Time-series regression is a common method to analyze the relationship between a dependent variable and one or more independent variables over time. However, this method can be biased if the dependent variable follows an autoregressive process, which means that its current value depends on its past values. In this blog post, I will explore the nature and magnitude of this bias, following the work of Alex and Kendall (1954).

The first step is to generate data from an AR(1) process. An AR(1) process is defined by the following equation:

\[ \begin{array}{rl} y_t=&\rho y_{t-1}+u_t\\ where\ &u_t\sim N(0,1)\\ &y_0\sim N(0,1) \end{array} \] Due to the endogeneity issues, the OLS estimate for the following regression would produce biased estimate for \(\hat{\rho}\).

\[ y_t=\hat{\beta}_0+\hat{\rho}y_{t-1}+\epsilon_t \]

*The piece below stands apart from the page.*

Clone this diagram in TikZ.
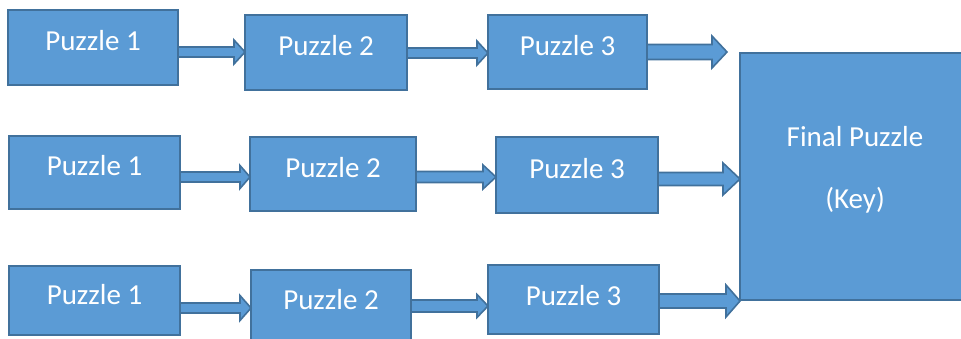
\documentclass[tikz,border=0pt]{standalone}
\usepackage{fontspec}
\setmainfont{Carlito}
\usetikzlibrary{calc}
\definecolor{boxfill}{HTML}{5B9BD5}
\definecolor{boxline}{HTML}{41719C}
\tikzset{
  pbox/.style={draw=boxline, fill=boxfill, line width=2pt, inner sep=0pt, outer sep=0pt, rectangle},
  txt/.style={text=white, font=\fontsize{29}{35}\selectfont, inner sep=0pt, anchor=base},
  arr/.style={draw=boxline, fill=boxfill, line width=1.6pt, line join=miter}
}
% #1 from node, #2 to point, #3 y, #4 shaft half, #5 head half, #6 head length
\newcommand\barrow[6]{%
  \filldraw[arr] let \p1=(#1.east |- 0,#3), \p2=(#2 |- 0,#3) in
    ({\x1},{\y1+#4pt}) -- ({\x2-#6pt},{\y1+#4pt}) -- ({\x2-#6pt},{\y1+#5pt}) --
    (\p2) -- ({\x2-#6pt},{\y1-#5pt}) -- ({\x2-#6pt},{\y1-#4pt}) -- ({\x1},{\y1-#4pt}) -- cycle;}
\begin{document}
\begin{tikzpicture}[x=1pt,y=-1pt]
\useasboundingbox (0,0) rectangle (961,339);
\begin{scope}
\clip (0,0) rectangle (961,339);
% row 1
\node[pbox, minimum width=170, minimum height=75] (a1) at (93,47.5) {};
\node[pbox, minimum width=162, minimum height=75] (a2) at (326,52.5) {};
\node[pbox, minimum width=159, minimum height=74] (a3) at (567.5,52) {};
% row 2
\node[pbox, minimum width=171, minimum height=73] (b1) at (94.5,172.5) {};
\node[pbox, minimum width=166, minimum height=74] (b2) at (333,174) {};
\node[pbox, minimum width=162, minimum height=76] (b3) at (577,175) {};
% row 3
\node[pbox, minimum width=171, minimum height=69] (c1) at (94.5,300.5) {};
\node[pbox, minimum width=160, minimum height=72] (c2) at (331,306) {};
\node[pbox, minimum width=171, minimum height=69] (c3) at (573.5,299.5) {};
% final
\node[pbox, minimum width=230, minimum height=247] (f) at (855,176.5) {};
\end{scope}
% labels
\node[txt, yshift=-3.5pt] (ta1) at (a1.center) {Puzzle 1};
\node[txt, yshift=-3.5pt] (ta2) at (a2.center) {Puzzle 2};
\node[txt, yshift=-3.5pt] (ta3) at (a3.center) {Puzzle 3};
\node[txt, yshift=-3.5pt] (tb1) at (b1.center) {Puzzle 1};
\node[txt, yshift=-3.5pt] (tb2) at (b2.center) {Puzzle 2};
\node[txt, yshift=-3.5pt] (tb3) at (b3.center) {Puzzle 3};
\node[txt, yshift=-3.5pt] (tc1) at (c1.center) {Puzzle 1};
\node[txt, yshift=-3.5pt] (tc2) at (c2.center) {Puzzle 2};
\node[txt, yshift=-5.5pt] (tc3) at (c3.center) {Puzzle 3};
\node[txt, yshift=29.5pt] (tf1) at (f.center) {Final Puzzle};
\node[txt, yshift=-31.5pt] (tf2) at (f.center) {(Key)};
% arrows
\coordinate (e1) at (727,52);
\barrow{a1}{a2.west}{52}{5}{12}{11}
\barrow{a2}{a3.west}{53}{5}{12}{11}
\barrow{a3}{e1}{52}{7.5}{16}{15}
\barrow{b1}{b2.west}{177}{5}{11.5}{10}
\barrow{b2}{b3.west}{177}{5.5}{12}{13}
\barrow{b3}{f.west}{179}{6.5}{16}{17}
\barrow{c1}{c2.west}{308}{5}{12.5}{11}
\barrow{c2}{c3.west}{306}{6}{11.5}{11}
\barrow{c3}{f.west}{301}{7}{16}{14}
\end{tikzpicture}
\end{document}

To generate data from this process and carry out estimation, I use the following R code:

ar1_bias <- function(n, rho, times) {
  return_df <- as.data.frame(matrix(nrow = times, ncol = length(rho)))
  colnames(return_df) <- gsub("-", "_", paste0("rho", rho))
  
  for (count in 1:times) {
    # create a dataframe to hold samples
    df <- as.data.frame(matrix(nrow = n, ncol = length(rho)))
    colnames(df) <- gsub("-", "_", paste0("rho", rho))
    
    for (i in 1:length(rho)) {
      df[1, i] <- rnorm(1)
      for(j in 2:n) {
        df[j, i] <- rho[i]*df[j-1, i] + rnorm(1)
      }
    }
    
    for (i in colnames(df)) {
      df[, paste0(i, "_1")] <- Lag(df[,i])
    }
    
    ols_estimate <- data.frame(rho = rho, rho_hat = NA)
    j <- 1
    
    for (i in gsub("-", "_", paste0("rho", rho))) {
      str_exp <- paste0(i, "~", i, "_1")
      exp_for <- as.formula(str_exp)
      holder <- lm(exp_for, data = df)
      ols_estimate[j,2] <- holder$coefficients[[2]]
      j <- j + 1
    }
    
    ols_estimate$diff <- ols_estimate$rho_hat - ols_estimate$rho
    return_df[count,] <- ols_estimate$diff
  }
  
  return(return_df)
}

The bias in the OLS estimation is calculated as

\[ \hat{Bias}=E(\hat{\rho}-\rho)=E(\hat{\rho})-\rho \]

Here we carry out simulations for different values of \(\rho\) and sample size \(n\).

# for reproductivity
set.seed(123)

sim <- ar1_bias(n = 51, 
                rho = seq(-0.5, 1.5, 0.1), 
                times = 3000)

sim |>
  pivot_longer(everything(), names_to = "rho", values_to = "diff") |>
  mutate(rho = gsub("_", "-", rho)) |>
  mutate(rho = parse_number(rho)) |>
  group_by(rho) |>
  summarise(mean = mean(diff)) |>
  ggplot(aes(x = rho, y = mean)) + 
  geom_point() + geom_line() +
  geom_hline(yintercept = 0, color = "#1f78b4") +
  labs(x = TeX("$\\rho$"), y = "Bias",
       title = "n=51") +
  theme_bw() +
  theme(plot.title = element_text(hjust = 0.5))

sim <- ar1_bias(n = 101, 
                rho = seq(-0.5, 1.5, 0.1), 
                times = 3000)

sim |>
  pivot_longer(everything(), names_to = "rho", values_to = "diff") |>
  mutate(rho = gsub("_", "-", rho)) |>
  mutate(rho = parse_number(rho)) |>
  group_by(rho) |>
  summarise(mean = mean(diff)) |>
  ggplot(aes(x = rho, y = mean)) + 
  geom_point() + geom_line() +
  geom_hline(yintercept = 0, color = "#1f78b4") +
  labs(x = TeX("$\\rho$"), y = "Bias",
       title = "n=101") +
  theme_bw() +
  theme(plot.title = element_text(hjust = 0.5))

sim <- ar1_bias(n = 301, 
                rho = seq(-0.5, 1.5, 0.1), 
                times = 3000)

sim |>
  pivot_longer(everything(), names_to = "rho", values_to = "diff") |>
  mutate(rho = gsub("_", "-", rho)) |>
  mutate(rho = parse_number(rho)) |>
  group_by(rho) |>
  summarise(mean = mean(diff)) |>
  ggplot(aes(x = rho, y = mean)) + 
  geom_point() + geom_line() +
  geom_hline(yintercept = 0, color = "#1f78b4") +
  labs(x = TeX("$\\rho$"), y = "Bias",
       title = "n=301") +
  theme_bw() +
  theme(plot.title = element_text(hjust = 0.5))

Therefore, we can see the bias increases as the population parameter \(\rho\) approaches 1 and the bias persists even when \(\rho=0\). This casts some concerns for the time series data analysis.